Every line from the start of the entries up to and including the one bearing "(578.5,7) rectangle (720,511);" must be printed verbatim, without the pictures.

■ **MATERIAL FOR THE TASK**
═══
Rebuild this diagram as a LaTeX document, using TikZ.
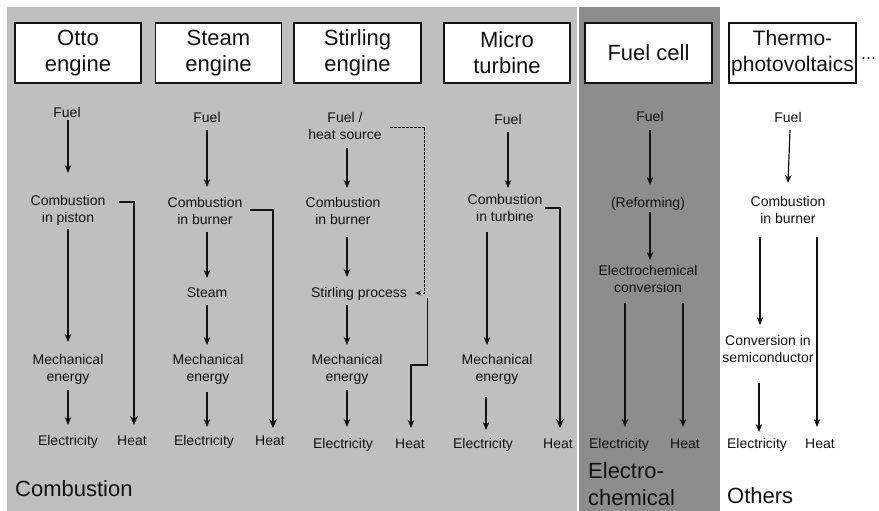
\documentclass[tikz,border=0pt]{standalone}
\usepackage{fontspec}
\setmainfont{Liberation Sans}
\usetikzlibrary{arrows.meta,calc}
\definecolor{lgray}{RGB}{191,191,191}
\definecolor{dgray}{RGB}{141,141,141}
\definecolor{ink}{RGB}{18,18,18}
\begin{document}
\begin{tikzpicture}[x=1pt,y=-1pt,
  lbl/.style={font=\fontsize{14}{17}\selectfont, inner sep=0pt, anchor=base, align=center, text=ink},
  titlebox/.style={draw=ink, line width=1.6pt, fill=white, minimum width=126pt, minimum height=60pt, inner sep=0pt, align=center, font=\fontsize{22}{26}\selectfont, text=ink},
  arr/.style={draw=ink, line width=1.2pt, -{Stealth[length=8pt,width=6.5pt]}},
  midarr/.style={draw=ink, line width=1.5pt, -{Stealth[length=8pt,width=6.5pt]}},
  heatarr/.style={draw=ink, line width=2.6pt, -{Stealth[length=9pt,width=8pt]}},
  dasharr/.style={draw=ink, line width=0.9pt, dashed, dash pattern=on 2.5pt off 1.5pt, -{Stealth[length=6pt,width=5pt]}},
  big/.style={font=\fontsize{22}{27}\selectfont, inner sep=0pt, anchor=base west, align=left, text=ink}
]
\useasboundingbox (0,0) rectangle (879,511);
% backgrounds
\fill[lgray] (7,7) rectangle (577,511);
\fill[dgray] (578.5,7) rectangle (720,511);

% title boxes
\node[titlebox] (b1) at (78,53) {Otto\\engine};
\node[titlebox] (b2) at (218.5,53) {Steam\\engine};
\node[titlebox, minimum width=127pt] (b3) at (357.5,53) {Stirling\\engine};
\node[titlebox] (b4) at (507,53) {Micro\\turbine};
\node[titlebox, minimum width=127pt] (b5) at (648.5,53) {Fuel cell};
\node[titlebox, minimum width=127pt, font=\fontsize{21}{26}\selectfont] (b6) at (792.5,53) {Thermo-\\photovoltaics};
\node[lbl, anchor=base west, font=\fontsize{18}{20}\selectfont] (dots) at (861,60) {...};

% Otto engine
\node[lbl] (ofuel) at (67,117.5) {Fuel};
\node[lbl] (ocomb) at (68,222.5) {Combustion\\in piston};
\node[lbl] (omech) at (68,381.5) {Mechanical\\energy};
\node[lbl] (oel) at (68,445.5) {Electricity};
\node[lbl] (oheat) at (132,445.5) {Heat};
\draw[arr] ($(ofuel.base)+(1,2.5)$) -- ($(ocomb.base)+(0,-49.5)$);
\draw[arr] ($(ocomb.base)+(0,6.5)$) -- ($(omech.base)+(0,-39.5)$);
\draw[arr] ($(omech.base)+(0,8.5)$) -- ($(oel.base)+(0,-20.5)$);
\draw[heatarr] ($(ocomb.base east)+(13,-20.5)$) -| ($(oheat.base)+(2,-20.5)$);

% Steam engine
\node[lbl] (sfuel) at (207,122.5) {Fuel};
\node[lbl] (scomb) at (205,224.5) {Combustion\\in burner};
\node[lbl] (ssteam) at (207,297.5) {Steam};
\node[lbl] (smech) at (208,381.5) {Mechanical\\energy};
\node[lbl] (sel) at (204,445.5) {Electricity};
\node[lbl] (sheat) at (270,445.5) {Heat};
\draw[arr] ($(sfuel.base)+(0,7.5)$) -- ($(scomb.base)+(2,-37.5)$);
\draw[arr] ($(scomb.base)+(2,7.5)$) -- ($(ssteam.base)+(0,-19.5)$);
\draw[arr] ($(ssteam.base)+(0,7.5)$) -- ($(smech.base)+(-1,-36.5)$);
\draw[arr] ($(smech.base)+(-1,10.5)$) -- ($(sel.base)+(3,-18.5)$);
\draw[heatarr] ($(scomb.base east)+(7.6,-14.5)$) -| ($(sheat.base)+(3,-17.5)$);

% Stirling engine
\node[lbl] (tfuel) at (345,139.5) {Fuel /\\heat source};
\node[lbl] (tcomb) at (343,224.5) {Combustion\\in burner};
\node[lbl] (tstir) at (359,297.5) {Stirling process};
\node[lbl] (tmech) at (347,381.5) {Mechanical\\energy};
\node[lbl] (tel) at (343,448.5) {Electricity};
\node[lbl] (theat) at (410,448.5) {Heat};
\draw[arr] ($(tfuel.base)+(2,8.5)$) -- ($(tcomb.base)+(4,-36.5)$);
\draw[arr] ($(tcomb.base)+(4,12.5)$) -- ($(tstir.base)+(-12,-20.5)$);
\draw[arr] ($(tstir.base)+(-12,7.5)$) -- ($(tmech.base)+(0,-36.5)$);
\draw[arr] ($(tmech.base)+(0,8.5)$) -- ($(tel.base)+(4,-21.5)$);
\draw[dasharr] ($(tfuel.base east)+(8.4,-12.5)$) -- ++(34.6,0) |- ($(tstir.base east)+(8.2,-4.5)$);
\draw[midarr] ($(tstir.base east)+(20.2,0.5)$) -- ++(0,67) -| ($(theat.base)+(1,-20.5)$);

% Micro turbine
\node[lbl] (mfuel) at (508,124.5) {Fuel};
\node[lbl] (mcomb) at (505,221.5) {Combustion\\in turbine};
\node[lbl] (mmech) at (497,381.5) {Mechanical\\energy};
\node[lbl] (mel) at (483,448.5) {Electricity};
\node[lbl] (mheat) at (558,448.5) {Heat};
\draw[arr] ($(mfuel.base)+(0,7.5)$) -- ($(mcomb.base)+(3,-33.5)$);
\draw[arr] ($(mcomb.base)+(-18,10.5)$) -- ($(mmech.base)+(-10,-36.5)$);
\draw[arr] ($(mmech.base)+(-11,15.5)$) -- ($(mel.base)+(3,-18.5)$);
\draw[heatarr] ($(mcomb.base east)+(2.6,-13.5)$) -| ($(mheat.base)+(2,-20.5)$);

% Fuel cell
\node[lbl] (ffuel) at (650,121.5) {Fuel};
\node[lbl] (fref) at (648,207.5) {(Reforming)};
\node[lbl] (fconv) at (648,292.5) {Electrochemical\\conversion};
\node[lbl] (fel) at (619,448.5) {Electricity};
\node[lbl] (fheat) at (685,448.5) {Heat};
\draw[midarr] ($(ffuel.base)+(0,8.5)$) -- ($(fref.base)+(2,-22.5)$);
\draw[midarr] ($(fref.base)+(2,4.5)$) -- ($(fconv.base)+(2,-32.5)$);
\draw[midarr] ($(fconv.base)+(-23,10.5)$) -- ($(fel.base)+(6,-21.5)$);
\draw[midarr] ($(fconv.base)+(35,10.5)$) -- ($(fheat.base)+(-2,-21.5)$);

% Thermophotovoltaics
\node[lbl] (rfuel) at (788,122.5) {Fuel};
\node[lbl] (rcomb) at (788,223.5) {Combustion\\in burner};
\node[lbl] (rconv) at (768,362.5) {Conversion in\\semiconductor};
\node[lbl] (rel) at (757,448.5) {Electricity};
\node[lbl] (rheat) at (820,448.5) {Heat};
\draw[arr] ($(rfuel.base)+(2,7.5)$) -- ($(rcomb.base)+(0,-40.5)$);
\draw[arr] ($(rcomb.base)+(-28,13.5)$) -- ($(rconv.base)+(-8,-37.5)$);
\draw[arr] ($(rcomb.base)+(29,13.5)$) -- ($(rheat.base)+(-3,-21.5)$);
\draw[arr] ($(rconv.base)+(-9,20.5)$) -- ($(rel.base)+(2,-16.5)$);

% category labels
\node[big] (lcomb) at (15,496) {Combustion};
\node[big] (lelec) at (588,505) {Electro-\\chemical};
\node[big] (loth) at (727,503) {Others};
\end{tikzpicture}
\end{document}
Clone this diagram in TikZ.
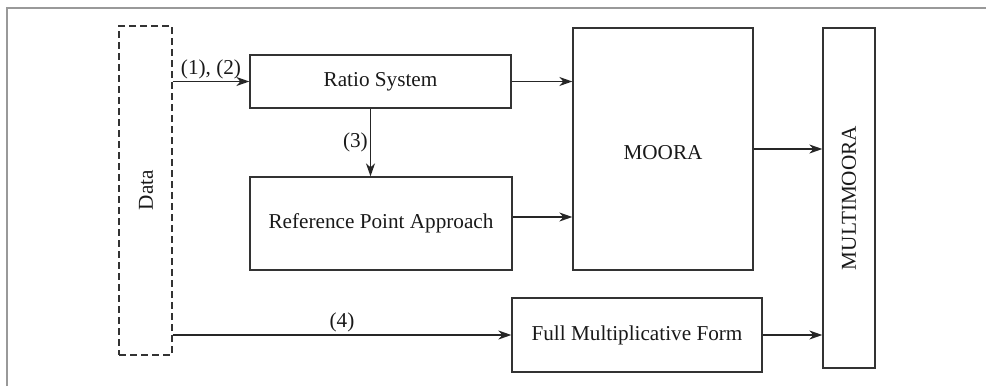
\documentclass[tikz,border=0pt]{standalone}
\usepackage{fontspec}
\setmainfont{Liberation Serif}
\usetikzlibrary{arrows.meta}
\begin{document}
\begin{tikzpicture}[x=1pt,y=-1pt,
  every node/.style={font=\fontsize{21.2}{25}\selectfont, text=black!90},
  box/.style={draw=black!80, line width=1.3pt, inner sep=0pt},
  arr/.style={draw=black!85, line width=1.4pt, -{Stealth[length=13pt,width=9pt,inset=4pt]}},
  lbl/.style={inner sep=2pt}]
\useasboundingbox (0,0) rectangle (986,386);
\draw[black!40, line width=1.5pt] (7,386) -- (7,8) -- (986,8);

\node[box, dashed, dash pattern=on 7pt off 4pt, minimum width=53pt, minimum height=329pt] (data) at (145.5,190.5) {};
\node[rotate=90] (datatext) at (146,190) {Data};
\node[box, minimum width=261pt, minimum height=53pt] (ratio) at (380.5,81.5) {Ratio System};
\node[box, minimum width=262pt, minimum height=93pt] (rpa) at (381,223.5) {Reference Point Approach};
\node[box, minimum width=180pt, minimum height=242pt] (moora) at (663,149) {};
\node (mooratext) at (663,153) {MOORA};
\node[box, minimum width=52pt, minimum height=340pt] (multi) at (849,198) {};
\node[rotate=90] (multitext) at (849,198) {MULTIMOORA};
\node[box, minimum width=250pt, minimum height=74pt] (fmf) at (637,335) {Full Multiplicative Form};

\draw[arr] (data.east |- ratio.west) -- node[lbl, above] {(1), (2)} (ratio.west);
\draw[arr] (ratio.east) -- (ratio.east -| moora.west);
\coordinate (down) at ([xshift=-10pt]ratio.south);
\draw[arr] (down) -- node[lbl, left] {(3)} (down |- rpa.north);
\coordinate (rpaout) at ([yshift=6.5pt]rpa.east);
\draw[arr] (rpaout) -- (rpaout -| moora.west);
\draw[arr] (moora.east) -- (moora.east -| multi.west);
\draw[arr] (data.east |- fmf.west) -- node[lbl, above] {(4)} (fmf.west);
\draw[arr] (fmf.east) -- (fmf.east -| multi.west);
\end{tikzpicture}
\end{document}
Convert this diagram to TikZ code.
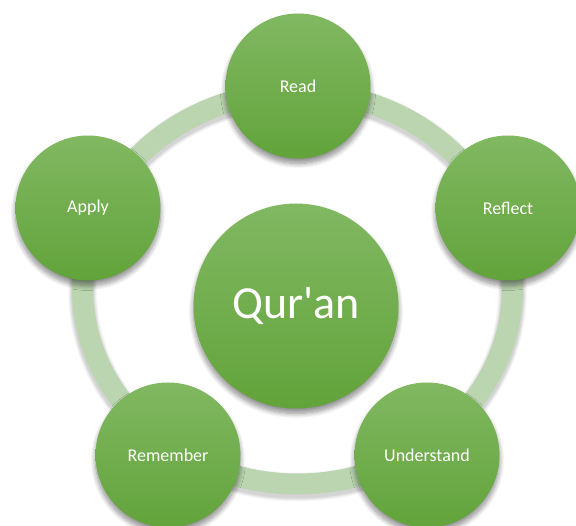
═══
■ **THE RESULT**
Rebuild this diagram as a LaTeX document, using TikZ.
\documentclass[tikz,border=0pt]{standalone}
\usepackage{fontspec}
\setmainfont{Liberation Sans}
\usetikzlibrary{arrows.meta,calc}
\definecolor{lgray}{RGB}{191,191,191}
\definecolor{dgray}{RGB}{141,141,141}
\definecolor{ink}{RGB}{18,18,18}
\begin{document}
\begin{tikzpicture}[x=1pt,y=-1pt,
  lbl/.style={font=\fontsize{14}{17}\selectfont, inner sep=0pt, anchor=base, align=center, text=ink},
  titlebox/.style={draw=ink, line width=1.6pt, fill=white, minimum width=126pt, minimum height=60pt, inner sep=0pt, align=center, font=\fontsize{22}{26}\selectfont, text=ink},
  arr/.style={draw=ink, line width=1.2pt, -{Stealth[length=8pt,width=6.5pt]}},
  midarr/.style={draw=ink, line width=1.5pt, -{Stealth[length=8pt,width=6.5pt]}},
  heatarr/.style={draw=ink, line width=2.6pt, -{Stealth[length=9pt,width=8pt]}},
  dasharr/.style={draw=ink, line width=0.9pt, dashed, dash pattern=on 2.5pt off 1.5pt, -{Stealth[length=6pt,width=5pt]}},
  big/.style={font=\fontsize{22}{27}\selectfont, inner sep=0pt, anchor=base west, align=left, text=ink}
]
\useasboundingbox (0,0) rectangle (879,511);
% backgrounds
\fill[lgray] (7,7) rectangle (577,511);
\fill[dgray] (578.5,7) rectangle (720,511);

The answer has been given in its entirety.